Data excerpt:
begin

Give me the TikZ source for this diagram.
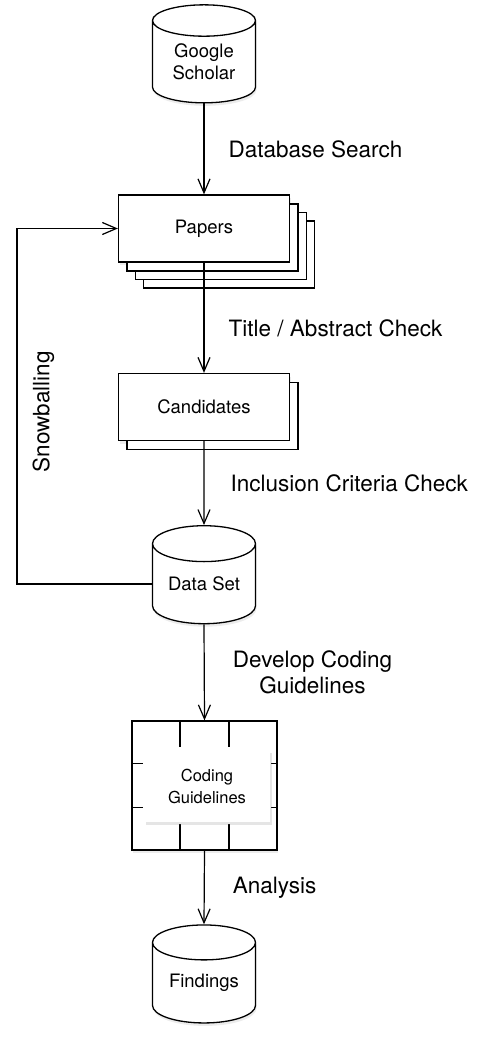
\documentclass[tikz,border=0pt]{standalone}
\usepackage{fontspec}
\setmainfont{TeX Gyre Heros}
\usetikzlibrary{shapes.geometric,shadows,arrows.meta,calc}

\tikzset{
  soft/.style={drop shadow={opacity=0.15, shadow xshift=1pt, shadow yshift=-3pt}},
  sheet/.style 2 args={copy shadow={shadow xshift=#1, shadow yshift=-#2, draw=black, line width=1.3pt, fill=white}},
  box/.style={draw, fill=white, line width=1.3pt, minimum width=171pt, minimum height=67pt, inner sep=0pt, font=\fontsize{18.5}{22}\selectfont},
  db/.style={cylinder, shape border rotate=90, aspect=0.5, draw, fill=white, line width=1.3pt, minimum width=103pt, minimum height=98pt, align=center, inner sep=0pt, font=\fontsize{18.5}{22}\selectfont, soft},
  book/.style={draw, fill=white, line width=1.3pt, minimum width=145pt, minimum height=129pt, soft},
  page/.style={fill=white, minimum width=126pt, minimum height=72pt, inner sep=0pt, align=center, font=\fontsize{16.5}{22}\selectfont, drop shadow={opacity=0.2, shadow xshift=1.5pt, shadow yshift=-2.5pt}},
  grid/.style={line width=1.3pt},
  flow/.style={-{Straight Barb[length=14pt,width=12pt]}, line width=1.2pt},
  lbl/.style={anchor=west, inner sep=0pt, xshift=24pt, font=\fontsize{22.5}{26}\selectfont},
}

\begin{document}
\begin{tikzpicture}[x=1pt,y=-1pt]
\useasboundingbox (0,0) rectangle (477,1038);

\node[db] (scholar) at (204,62) {Google\\Scholar};
\node[box, soft, sheet={25pt}{26pt}, sheet={16.7pt}{17.5pt}, sheet={8.4pt}{9pt}] (papers) at (204,228.5) {Papers};
\node[box, soft, sheet={8.4pt}{9pt}] (candidates) at (204,407) {Candidates};
\node[db] (dataset) at (204,584) {Data Set};

\node[book] (codebook) at (204.5,785.5) {};
\foreach \f in {1/3,2/3} {
  \draw[grid] ($(codebook.north west)!\f!(codebook.north east)$) -- ++(0,27);
  \draw[grid] ($(codebook.south west)!\f!(codebook.south east)$) -- ++(0,-27);
  \draw[grid] ($(codebook.north west)!\f!(codebook.south west)$) -- ++(12,0);
  \draw[grid] ($(codebook.north east)!\f!(codebook.south east)$) -- ++(-7,0);
}
\node[page] (guide) at (207,786) {Coding\\Guidelines};

\node[db] (findings) at (204,983) {Findings};

\draw[flow] (scholar.south) -- node[lbl] {Database Search} (papers.north);
\draw[flow] (papers.south) -- node[lbl, pos=0.6] {Title / Abstract Check} (candidates.north);
\draw[flow] (candidates.south) -- node[lbl, xshift=2pt] {Inclusion Criteria Check} (dataset.north);
\draw[flow] (dataset.south) -- node[lbl, xshift=4pt, align=center] {Develop Coding\\Guidelines} (codebook.north);
\draw[flow] (codebook.south) -- node[lbl, xshift=4pt] {Analysis} (findings.north);

\coordinate (turn) at (17,0);
\draw[flow] (dataset.west) -- (dataset.west -| turn)
  -- node[sloped, below=15pt, pos=0.484, inner sep=0pt, font=\fontsize{22.5}{26}\selectfont] {Snowballing} (papers.west -| turn)
  -- (papers.west);
\end{tikzpicture}
\end{document}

end

Task objective:
Leave out the pictures and restate, word for word, the lines from the top of the data through the line containing "(0,0) rectangle (477,1038);", both included.

Written response:
Give me the TikZ source for this diagram.
\documentclass[tikz,border=0pt]{standalone}
\usepackage{fontspec}
\setmainfont{TeX Gyre Heros}
\usetikzlibrary{shapes.geometric,shadows,arrows.meta,calc}

\tikzset{
  soft/.style={drop shadow={opacity=0.15, shadow xshift=1pt, shadow yshift=-3pt}},
  sheet/.style 2 args={copy shadow={shadow xshift=#1, shadow yshift=-#2, draw=black, line width=1.3pt, fill=white}},
  box/.style={draw, fill=white, line width=1.3pt, minimum width=171pt, minimum height=67pt, inner sep=0pt, font=\fontsize{18.5}{22}\selectfont},
  db/.style={cylinder, shape border rotate=90, aspect=0.5, draw, fill=white, line width=1.3pt, minimum width=103pt, minimum height=98pt, align=center, inner sep=0pt, font=\fontsize{18.5}{22}\selectfont, soft},
  book/.style={draw, fill=white, line width=1.3pt, minimum width=145pt, minimum height=129pt, soft},
  page/.style={fill=white, minimum width=126pt, minimum height=72pt, inner sep=0pt, align=center, font=\fontsize{16.5}{22}\selectfont, drop shadow={opacity=0.2, shadow xshift=1.5pt, shadow yshift=-2.5pt}},
  grid/.style={line width=1.3pt},
  flow/.style={-{Straight Barb[length=14pt,width=12pt]}, line width=1.2pt},
  lbl/.style={anchor=west, inner sep=0pt, xshift=24pt, font=\fontsize{22.5}{26}\selectfont},
}

\begin{document}
\begin{tikzpicture}[x=1pt,y=-1pt]
\useasboundingbox (0,0) rectangle (477,1038);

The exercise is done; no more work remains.